Task instructions ▸ Return, without pictures, the lines from the start of the data through the one that contains "this_paper = [0, 0.52, 1.14, 1.73, 2.69, 3.01, 4.52]".

--- begin Material ---

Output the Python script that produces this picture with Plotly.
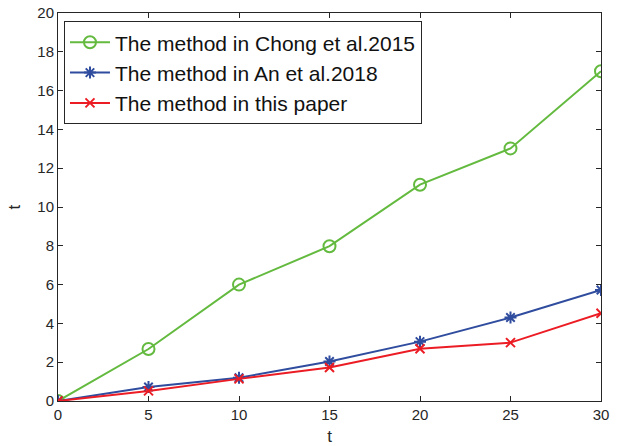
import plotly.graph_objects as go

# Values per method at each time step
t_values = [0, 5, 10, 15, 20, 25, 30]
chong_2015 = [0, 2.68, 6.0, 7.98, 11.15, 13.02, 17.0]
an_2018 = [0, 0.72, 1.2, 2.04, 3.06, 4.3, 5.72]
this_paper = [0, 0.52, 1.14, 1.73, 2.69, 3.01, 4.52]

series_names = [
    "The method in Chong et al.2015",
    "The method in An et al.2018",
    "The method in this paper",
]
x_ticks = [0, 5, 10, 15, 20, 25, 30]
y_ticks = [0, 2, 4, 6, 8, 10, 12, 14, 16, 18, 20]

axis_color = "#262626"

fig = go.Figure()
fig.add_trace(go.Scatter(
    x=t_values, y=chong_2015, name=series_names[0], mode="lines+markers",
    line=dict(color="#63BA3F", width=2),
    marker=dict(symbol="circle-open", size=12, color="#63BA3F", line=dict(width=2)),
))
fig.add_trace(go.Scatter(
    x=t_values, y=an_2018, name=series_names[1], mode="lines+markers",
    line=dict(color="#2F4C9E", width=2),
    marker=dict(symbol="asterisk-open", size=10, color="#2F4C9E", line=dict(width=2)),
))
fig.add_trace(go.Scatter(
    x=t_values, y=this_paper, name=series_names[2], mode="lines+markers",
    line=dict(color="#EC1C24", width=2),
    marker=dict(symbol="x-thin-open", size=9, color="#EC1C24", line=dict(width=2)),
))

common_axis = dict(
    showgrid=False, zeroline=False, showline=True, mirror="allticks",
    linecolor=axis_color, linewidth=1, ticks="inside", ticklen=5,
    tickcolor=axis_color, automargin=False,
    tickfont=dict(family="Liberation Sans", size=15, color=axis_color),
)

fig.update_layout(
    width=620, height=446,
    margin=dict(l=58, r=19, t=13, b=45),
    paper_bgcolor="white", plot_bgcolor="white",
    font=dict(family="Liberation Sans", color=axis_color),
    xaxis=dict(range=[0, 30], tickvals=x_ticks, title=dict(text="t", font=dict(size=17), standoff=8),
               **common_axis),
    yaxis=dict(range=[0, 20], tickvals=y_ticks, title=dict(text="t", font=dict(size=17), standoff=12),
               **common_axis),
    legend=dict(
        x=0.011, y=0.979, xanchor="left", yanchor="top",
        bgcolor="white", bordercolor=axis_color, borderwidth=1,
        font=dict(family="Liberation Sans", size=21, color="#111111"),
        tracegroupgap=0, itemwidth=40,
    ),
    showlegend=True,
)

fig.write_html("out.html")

--- end Material ---

Complete output ▸
Output the Python script that produces this picture with Plotly.
import plotly.graph_objects as go

# Values per method at each time step
t_values = [0, 5, 10, 15, 20, 25, 30]
chong_2015 = [0, 2.68, 6.0, 7.98, 11.15, 13.02, 17.0]
an_2018 = [0, 0.72, 1.2, 2.04, 3.06, 4.3, 5.72]
this_paper = [0, 0.52, 1.14, 1.73, 2.69, 3.01, 4.52]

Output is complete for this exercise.